Szef Sztabu Generalnego Wojska Polskiego gen. Wiesław Kukuła zainaugurował nowy rok w Akademii Wojsk Lądowych we Wrocławiu. I zrobił to w mocnym stylu. W swoim wystąpieniu mówił o zagrożeniu, przed którym będzie musiała bronić się Polska, o konieczności wprowadzenia powszechnej służby wojskowej i o tym, że czeka nas wojna.
Musimy postawić na jakość szkolenia. Wykazać najwyższe wartości dydaktyczne i organizacyjne. Musimy też pomagać sobie nawzajem i traktować nasz zawód jako misję, bo to jest nasz obowiązek w stosunku do studentów. Kto myśli inaczej, musi odejść - powiedział gen. dr Marek Tomaszycki w czasie inauguracji nowego roku w Akademii Wojsk Lądowych we Wrocławiu. Rektor uczelni podkreślał, że że liczba studentów i słuchaczy zwiększa się. Studia w tym roku rozpocznie łącznie ponad tysiąc podchorążych.
Od semestru letniego uruchomiona zostanie szkoła doktorska. W planach są nowe kierunki podyplomowe, z zarządzania kryzysowego, obrony cywilnej czy medycyny pola walki. Rektor mówił też m.in. o rozwoju bazy dydaktycznej.
W ramach katedry informatyki nowoczesnych technologii otworzymy ośrodek badawczo-analityczny w obszarze bezzałogowych systemów lądowych, powietrznych i morskich. Planujemy również stworzenie ośrodka szkolenia górskiego i kontynuację drugiego etapu rozbudowy ośrodka szkolenia poligonowego - mówił gen. Tomaszycki.
Wykład inaugurujący nowy rok akademicki wygłosił szef Sztabu Generalnego Wojska Polskiego gen. Wiesław Kukuła.
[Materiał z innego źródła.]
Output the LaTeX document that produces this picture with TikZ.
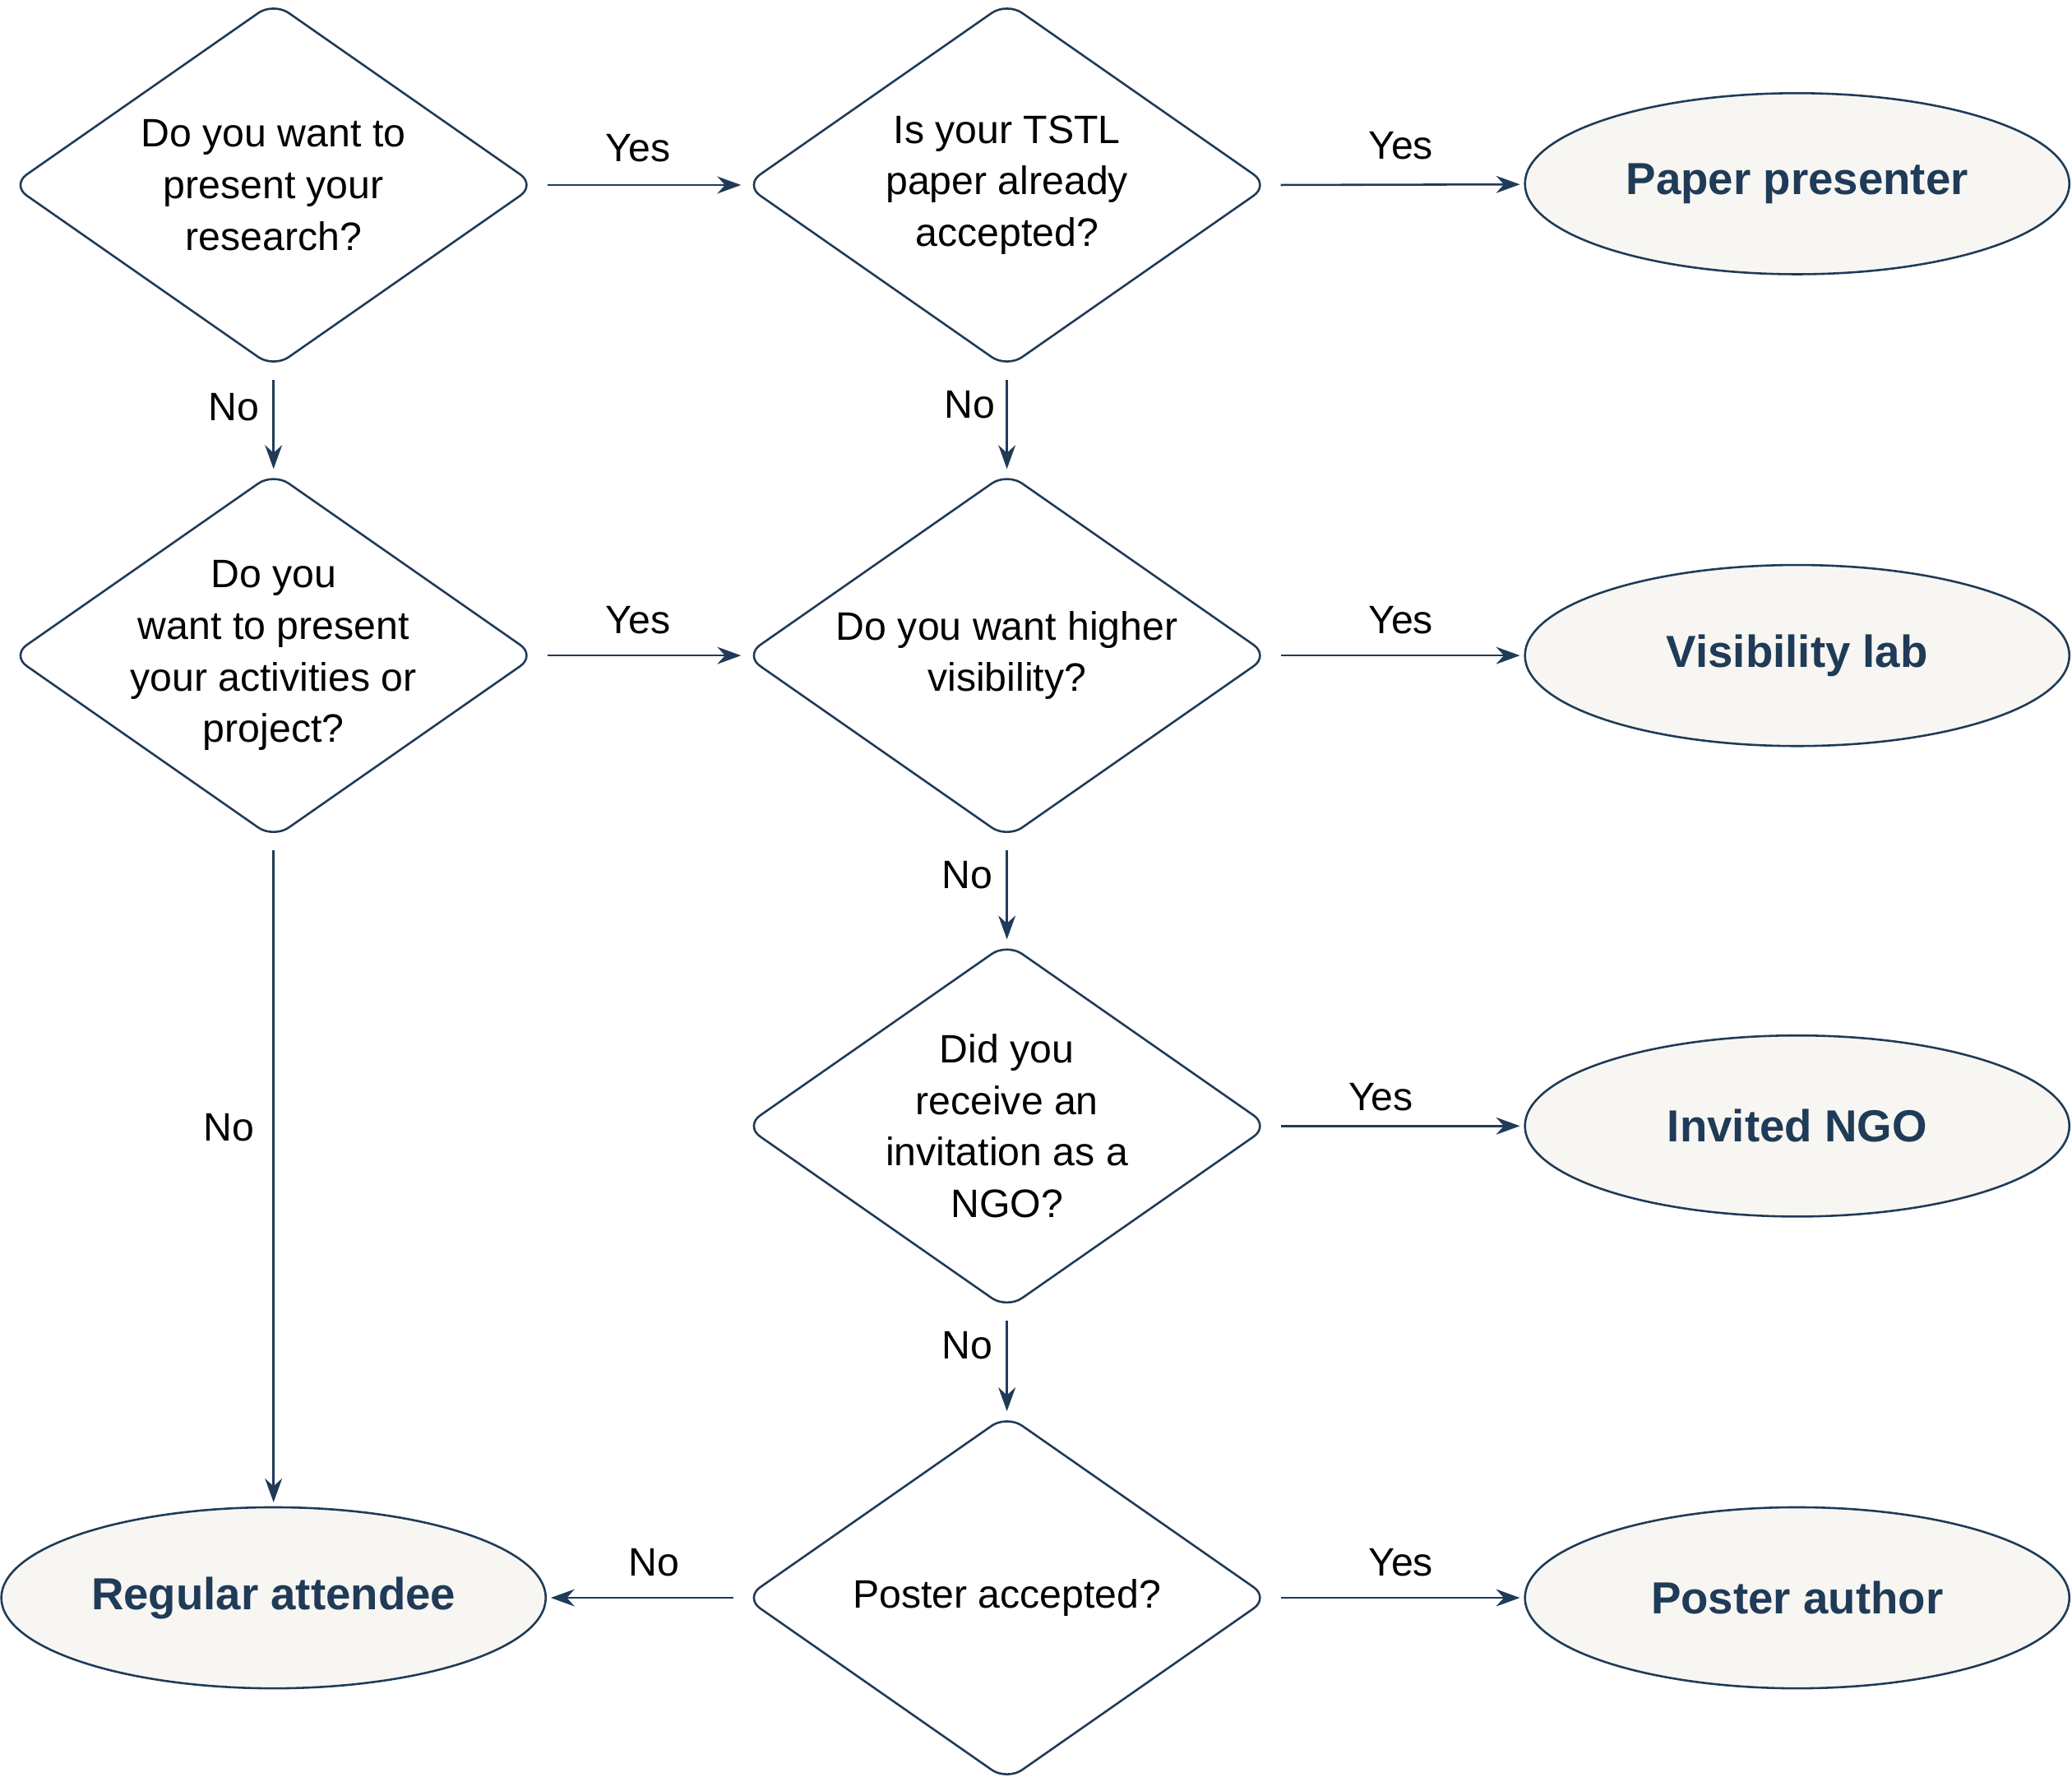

Mówił m.in., jakie cechy powinien mieć współczesny dowódca, oraz w jakim kierunku powinien rozwijać się system szkoleń. Niespodziewanie ocenił, że transformacja sił zbrojnych musi pozwolić wygrać przyszłą wojnę.
Wszystko wskazuje na to, że jesteśmy tym pokoleniem, które stanie z bronią w ręku w obronie naszego państwa. I nie zamierzam ani ja, ani myślę żaden z was, przegrać tej wojny. Wygramy ją, wrócimy i będziemy nadal budować Polskę, ale coś się musi wydarzyć. Musimy zbudować siły zbrojne przygotowane do tego typu działań - oznajmił gen. Kukuła.
Spośród największych wyzwań stojących przed polską armią Kukuła wskazał kryzys demograficzny. Tempo naboru do służby się nie utrzyma. Potencjał przeciwnika jest tak duży, że musimy zdecydowanie większą armię zbudować, a to oznacza, że musimy także wdrożyć model służby powszechnej. Że i żołnierze zawodowi, i żołnierze rezerwy, i żołnierze Obrony Terytorialnej będą jednym konglomeratem - powiedział.
Podał też przykłady szkoleń i łowienia talentów, jakie funkcjonują na przykład w armii Stanów Zjednoczonych. Co jest w nas, jakie święte krowy są w nas, że nie możemy być jak te wiodące armie świata budujące swoje zasoby i swój potencjał? Wiele procesów, które zostaną rozpoczęte, wy zakończycie. Właśnie dlatego jestem tutaj. Dzięki wszystkiemu, czego się tutaj nauczycie, zakończycie te procesy - podkreślił generał.